All designated public sector organizations listed in the AODA and its accompanying schedules must comply by January 1, 2010. All other providers of goods and service, including charities and non-for-profit corporations, with at least one employee must comply by January 11, 2012.

(d) Requirements for Compliance

The following requirements of the Customer Service Standard apply to all providers that are covered by the standard. A provider must:

  1. Establish policies, practices and procedures on providing goods or services to people with disabilities.
  2. Use reasonable efforts to ensure that the policies, practices and procedures are consistent with the core principles of independence, dignity, integration and equality of opportunity.
  3. Set a policy on allowing people to use their own personal assistive devices to access your goods and use your services and about any other measures your organization offers (assistive devices, services, or methods) to enable them to access your goods and use your services.
  4. Communicate with a person with a disability in a manner that takes into account his or her disability.
  5. Allow people with disabilities to be accompanied by their guide dog or service animal in those areas of the premises owned or operated that are open to the public, unless the animal is excluded by another law.
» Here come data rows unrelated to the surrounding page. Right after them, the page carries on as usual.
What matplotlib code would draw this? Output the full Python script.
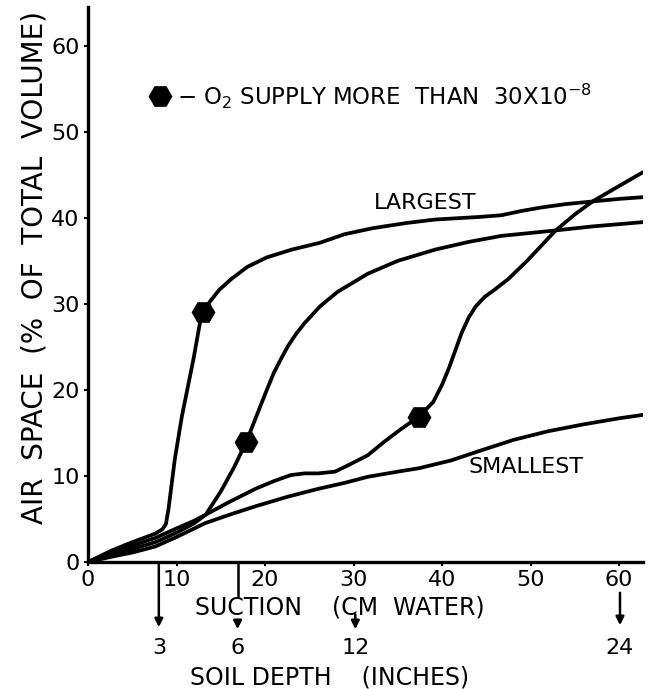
import matplotlib
matplotlib.use("Agg")
import matplotlib.pyplot as plt

# curve readings: suction (cm water) vs air space (% of total volume)
largest_x = [0, 2.6, 5.0, 7.6, 8.4, 8.8, 9.1, 9.8, 10.6, 11.9, 12.7, 13.0, 13.8,
             14.8, 16.2, 18.0, 20.2, 23.0, 26.2, 29.0, 32.2, 36.0, 39.2, 44.2,
             46.7, 49.0, 51.2, 54.0, 57.0, 60.0, 62.7]
largest_y = [0, 1.3, 2.3, 3.3, 3.8, 4.4, 6.2, 11.9, 16.9, 23.5, 28.1, 29.0, 30.3,
             31.6, 32.9, 34.3, 35.4, 36.3, 37.1, 38.1, 38.8, 39.4, 39.8, 40.1,
             40.3, 40.8, 41.2, 41.6, 41.9, 42.2, 42.4]

mid_x = [0, 2.6, 5.0, 7.6, 10.0, 12.0, 13.3, 15.0, 16.5, 17.9, 19.2, 20.2, 21.0,
         21.8, 22.6, 23.5, 24.5, 26.2, 28.2, 31.6, 35.0, 39.2, 43.0, 46.7, 52.5,
         57.0, 62.7]
mid_y = [0, 1.0, 1.9, 2.8, 3.9, 4.8, 5.5, 8.2, 11.0, 14.0, 17.4, 20.0, 22.0,
         23.6, 25.1, 26.5, 27.8, 29.7, 31.4, 33.5, 35.0, 36.3, 37.2, 37.9, 38.5,
         39.0, 39.5]

right_x = [0, 2.6, 5.0, 7.6, 10.0, 12.0, 13.3, 16.0, 18.9, 21.0, 22.9, 24.5, 26.0,
           27.9, 29.5, 31.6, 33.5, 35.3, 37.4, 39.0, 40.0, 40.8, 41.5, 42.2, 43.0,
           43.8, 44.8, 46.0, 47.5, 49.7, 52.8, 55.0, 57.0, 60.0, 62.7]
right_y = [0, 0.8, 1.5, 2.3, 3.4, 4.5, 5.5, 7.0, 8.5, 9.4, 10.1, 10.3, 10.3,
           10.5, 11.3, 12.4, 14.0, 15.4, 16.9, 18.6, 20.6, 22.6, 24.6, 26.6, 28.4,
           29.7, 30.8, 31.7, 32.9, 35.1, 38.5, 40.4, 41.9, 43.7, 45.3]

small_x = [0, 2.6, 5.0, 7.6, 10.0, 13.2, 16.0, 19.0, 22.6, 26.0, 29.0, 31.6, 35.0,
           37.4, 41.0, 44.5, 48.1, 52.0, 56.0, 60.0, 62.7]
small_y = [0, 0.6, 1.1, 1.8, 2.9, 4.5, 5.5, 6.5, 7.6, 8.5, 9.2, 9.9, 10.5,
           10.9, 11.8, 13.0, 14.2, 15.2, 16.0, 16.7, 17.1]

# points where O2 supply exceeds 30x10^-8
marker_x = [13.0, 17.9, 37.4]
marker_y = [29.0, 14.0, 16.9]

# soil depth (inches) reached at a given suction
depth_labels = ["3", "6", "12", "24"]
depth_suction = [8.0, 16.9, 30.2, 60.1]

x_ticks = [0, 10, 20, 30, 40, 50, 60]
y_ticks = [0, 10, 20, 30, 40, 50, 60]

W, H = 648, 689
AX_L, AX_R, AX_B, AX_T = 88, 643, 562, 7


def fx(px):
    return px / W


def fy(py):
    return 1 - py / H


def ay(py):
    # pixel row -> axes fraction
    return (AX_B - py) / (AX_B - AX_T)


plt.rcParams["font.family"] = ["DejaVu Sans"]
fig = plt.figure(figsize=(W / 100, H / 100), dpi=100)
ax = fig.add_axes([fx(AX_L), fy(AX_B), (AX_R - AX_L) / W, (AX_B - AX_T) / H])

line_kw = dict(color="black", lw=2.7, solid_capstyle="round", solid_joinstyle="round")
ax.plot(largest_x, largest_y, **line_kw)
ax.plot(mid_x, mid_y, **line_kw)
ax.plot(right_x, right_y, **line_kw)
ax.plot(small_x, small_y, **line_kw)
ax.plot(marker_x, marker_y, linestyle="none", marker="H", markersize=16,
        color="black", zorder=5)

ax.set_xlim(0, 62.7)
ax.set_ylim(0, 64.5)
ax.set_xticks(x_ticks)
ax.set_yticks(y_ticks)
ax.tick_params(labelsize=16, length=3, width=1.5, pad=3)
for side in ["top", "right"]:
    ax.spines[side].set_visible(False)
for side in ["left", "bottom"]:
    ax.spines[side].set_linewidth(2.4)

ax.text(38.1, 41.7, "LARGEST", fontsize=16, ha="center", va="center")
ax.text(49.5, 11.0, "SMALLEST", fontsize=16, ha="center", va="center")

# legend-like key
ax.plot([8.1], [54.1], linestyle="none", marker="H", markersize=16, color="black",
        clip_on=False)
ax.text(10.1, 54.1, r"$-$ O$_2$ SUPPLY MORE  THAN  30X10$^{-8}$", fontsize=16.5,
        ha="left", va="center")

# y label
fig.text(fx(35), fy(268), "AIR  SPACE  (%  OF  TOTAL  VOLUME)", fontsize=20,
         rotation=90, ha="center", va="center")

# depth arrows below the axis
xt = ax.get_xaxis_transform()
arrow_kw = dict(arrowstyle="-|>", lw=1.8, color="black", mutation_scale=12)
arrow_rows = [(AX_B, 630), (617, 632), (612, 632), (590, 628)]
for sx, (y0, y1) in zip(depth_suction, arrow_rows):
    ax.annotate("", xy=(sx, ay(y1)), xytext=(sx, ay(y0)), xycoords=xt,
                textcoords=xt, arrowprops=arrow_kw, annotation_clip=False)
ax.plot([depth_suction[1], depth_suction[1]], [0, ay(596)], transform=xt,
        color="black", lw=1.8, clip_on=False)

for sx, lab in zip(depth_suction, depth_labels):
    ax.text(sx, ay(648), lab, transform=xt, fontsize=16, ha="center", va="center")

fig.text(fx(340), fy(607), "SUCTION    (CM  WATER)", fontsize=17, ha="center",
         va="center")
fig.text(fx(330), fy(677), "SOIL DEPTH    (INCHES)", fontsize=17, ha="center",
         va="center")

fig.savefig("out.png", dpi=100)
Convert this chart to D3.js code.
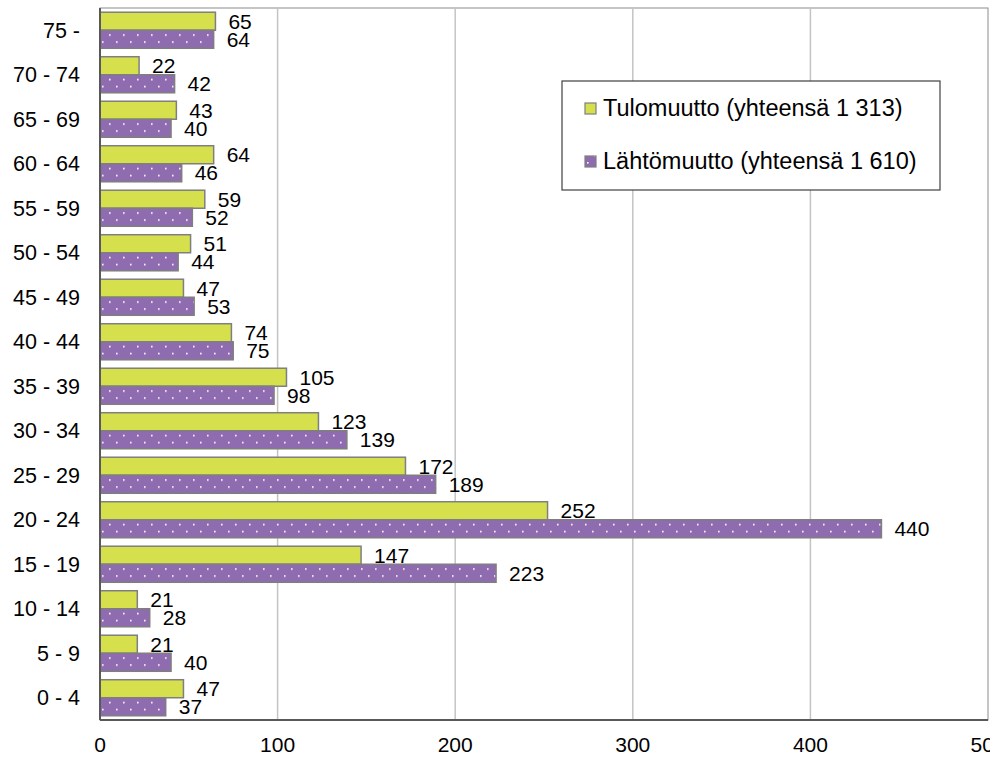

If a service animal is excluded by law, use other measures to provide services to the person with a disability.
  6. Permit people with disabilities who use a support person to bring that person with them while accessing goods or services in premises open to the public or third parties.
  7. Where admission fees are charged, provide notice ahead of time on what admission, if any, would be charged for a support person of a person with a disability.
  8. Provide notice when facilities or services that people with disabilities rely on to access or use your goods or services are temporarily disrupted.
  9. Train staff, volunteers, contractors and any other people who interact with the public or other third parties on your behalf on a number of topics as outlined in the customer service standard.
  10. Train staff, volunteers, contractors and any other people who are involved in developing your policies, practices and procedures on the provision of goods or services on a number of topics as outlined in the customer service standard.
  11. Establish a process for people to provide feedback on how you provide goods or services to people with disabilities and how you will respond to any feedback and take action on any complaints. Make the information about your feedback process readily available to the public.

(e) Additional Requirements – 20 or more employees

In addition to the above requirements, a designated public sector organization or other provider with 20 or more employees must:

  1. Document in writing all its policies, practices and procedures for providing accessible customer service andmeet other document requirements set out in the standard.
  2. Notify customers that documents required under the customer service standard are available upon request.
  3. When giving documents required under the customer service standard to a person with a disability, provide the information in a format that takes into account the person’s disability.

D. THE TIME TO ACT IS NOW

Organizations know that it will take time to come into compliance with AODA. There is still lots of time until it is effective, but it would be wise to start planning now.